Ashraf, 27 Jahre, Idlib (Syrien)

Lebt seit fast eineinhalb Jahren hier

Ich wollte zuerst nach Deutschland, weil ich dort viele Verwandte habe, aber die Polizei hat mich hier erwischt. Das ist gut, Österreich gefällt mir viel besser. Ich bin gerade dabei, Deutsch auf B2-Niveau zu lernen, damit ich meine Ausbildung anerkennen lassen kann. Ich bin Apotheker. Einen großen Unterschied zu syrischen Apotheken sehe ich nicht. In Syrien hatten die wenigsten Menschen eine Krankenversicherung, also mussten sie die Medikamente selbst bezahlen. Man hat auch mehr Medikamente ohne Rezept bekommen.


Mohammed Ismael, 17 Jahre, Somalia

Asylwerber, seit drei Monaten hier

Ich habe erst hier gelernt, was es heißt, in einem friedlichen Land zu leben. Ich kannte das vorher nicht. Wenn ich in der Früh aufgewacht bin, dann wusste ich nicht, ob ich überleben würde. Hier will ich jetzt studieren, aber zuerst muss ich Deutsch lernen. Ohne Deutsch geht hier gar nichts. Und ich mag das Wetter in Österreich. In Afrika haben wir zwölf Monate Sommer. Hier gibt es Jahreszeiten. Ich freue mich schon darauf, wenn es richtig kalt wird.


Esmat „Hessi“, 17 Jahre, Kabul (Afghanistan)

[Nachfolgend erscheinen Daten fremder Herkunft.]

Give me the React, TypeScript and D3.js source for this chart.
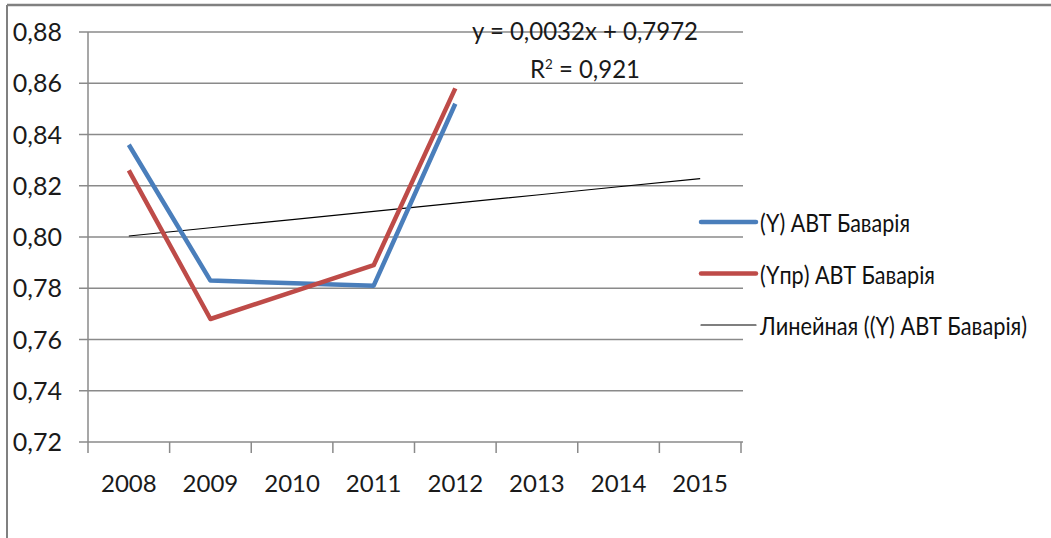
import React from 'react';
import * as d3 from 'd3';

const years = ['2008', '2009', '2010', '2011', '2012', '2013', '2014', '2015'];
const yActual: (number | null)[] = [0.836, 0.783, null, 0.781, 0.852, null, null, null];
const yForecast: (number | null)[] = [0.826, 0.768, null, 0.789, 0.858, null, null, null];
const trendSlope = 0.0032;
const trendIntercept = 0.7972;
const yTicks = [0.72, 0.74, 0.76, 0.78, 0.8, 0.82, 0.84, 0.86, 0.88];
const legendLabels = ['(Y) АВТ Баварія', '(Yпр) АВТ Баварія', 'Линейная ((Y) АВТ Баварія)'];
const equationText = 'y = 0,0032x + 0,7972';
const r2Value = '0,921';

const W = 1051;
const H = 538;
const FONT = 'Lato, "Open Sans", sans-serif';

export default function App() {
  const x = d3.scaleBand<string>().domain(years).range([88, 741]);
  const y = d3.scaleLinear().domain([0.72, 0.88]).range([442, 32]);
  const cx = (i: number) => (x(years[i]) as number) + x.bandwidth() / 2;

  const line = d3
    .line<{ i: number; v: number }>()
    .x((d) => cx(d.i))
    .y((d) => y(d.v));

  const pts = (arr: (number | null)[]) =>
    arr.map((v, i) => ({ i, v })).filter((d) => d.v !== null) as { i: number; v: number }[];

  const trendPts = years.map((_, i) => ({ i, v: trendSlope * (i + 1) + trendIntercept }));
  const fmt = (v: number) => v.toFixed(2).replace('.', ',');
  const grid = '#8a8a8a';

  const legend = [
    { label: legendLabels[0], color: '#4a7ebb', w: 4.5, len: 150 },
    { label: legendLabels[1], color: '#be4b48', w: 4.5, len: 175 },
    { label: legendLabels[2], color: '#000000', w: 1.2, len: 267 },
  ];

  return (
    <svg
      width={W}
      height={H}
      style={{ position: 'absolute', left: 0, top: 0, background: '#fff' }}
      fontFamily={FONT}
    >
      <rect x={0} y={0} width={W} height={H} fill="#fff" />
      {/* outer border */}
      <line x1={7} x2={W} y1={5} y2={5} stroke="#808080" strokeWidth={2.5} />
      <line x1={7} x2={7} y1={5} y2={H} stroke="#808080" strokeWidth={2} />

      {/* gridlines */}
      {yTicks.map((t) => (
        <line key={t} x1={79} x2={743} y1={y(t)} y2={y(t)} stroke={grid} strokeWidth={1.5} />
      ))}
      {/* y axis */}
      <line x1={88} x2={88} y1={32} y2={453} stroke={grid} strokeWidth={1.5} />
      {yTicks.map((t) => (
        <text key={'l' + t} x={62} y={y(t) + 9} textAnchor="end" fontSize={25} fill="#1a1a1a">
          {fmt(t)}
        </text>
      ))}
      {/* x axis ticks */}
      {years.map((yr) => (
        <line
          key={'t' + yr}
          x1={(x(yr) as number) + x.bandwidth()}
          x2={(x(yr) as number) + x.bandwidth()}
          y1={442}
          y2={453}
          stroke={grid}
          strokeWidth={1.5}
        />
      ))}
      {years.map((yr, i) => (
        <text key={'x' + yr} x={cx(i)} y={492} textAnchor="middle" fontSize={24} fill="#1a1a1a">
          {yr}
        </text>
      ))}

      {/* trend */}
      <path d={line(trendPts) || ''} fill="none" stroke="#000" strokeWidth={1.2} />
      {/* series */}
      <path d={line(pts(yActual)) || ''} fill="none" stroke="#4a7ebb" strokeWidth={4.5} strokeLinejoin="round" />
      <path d={line(pts(yForecast)) || ''} fill="none" stroke="#be4b48" strokeWidth={4.5} strokeLinejoin="round" />

      {/* equation */}
      <text x={472} y={40} fontSize={25} fill="#1a1a1a" textLength={226} lengthAdjust="spacingAndGlyphs">
        {equationText}
      </text>
      <text x={530} y={78} fontSize={25} fill="#1a1a1a" textLength={110} lengthAdjust="spacingAndGlyphs">
        R<tspan dy={-9} fontSize={14}>2</tspan>
        <tspan dy={9}>{' = ' + r2Value}</tspan>
      </text>

      {/* legend */}
      {legend.map((l, k) => {
        const ly = 222 + k * 51.5;
        return (
          <g key={l.label}>
            <line x1={701} x2={756} y1={ly} y2={ly} stroke={l.color} strokeWidth={l.w} strokeLinecap="round" />
            <text x={760} y={ly + 10} fontSize={25} fill="#111" textLength={l.len} lengthAdjust="spacingAndGlyphs">
              {l.label}
            </text>
          </g>
        );
      })}
    </svg>
  );
}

Asylwerber, lebt seit wenigen Monaten hier

Ich habe bereits viele österreichische Freunde über das Fußballspielen gefunden. Einer meiner besten Freunde hat mich gefragt, ob ich in seiner WG wohnen will. Mal schauen, ob ich darf, aber eher nicht, weil ich noch minderjährig bin. Ich würde es mir aber wünschen, denn in Erdberg, wo ich jetzt wohne, sind so viele Menschen, dort kann ich mich nicht auf die Hausübung konzentrieren. In Afghanistan war ich ein bekannter Rapper, ich habe Konzerte vor 11.000 Menschen gegeben. Hier bin ich nichts. Aber Musik ist weiterhin mein Leben. Ich will unbedingt damit weitermachen. Im Moment ist das nicht möglich. Ich muss zuerst Deutsch lernen und meine Papiere bekommen. Ich bin auch wegen meiner Musik geflohen. Meine Lieder waren gegen die Taliban und Terroristen gerichtet. Das haben sie mir übel genommen.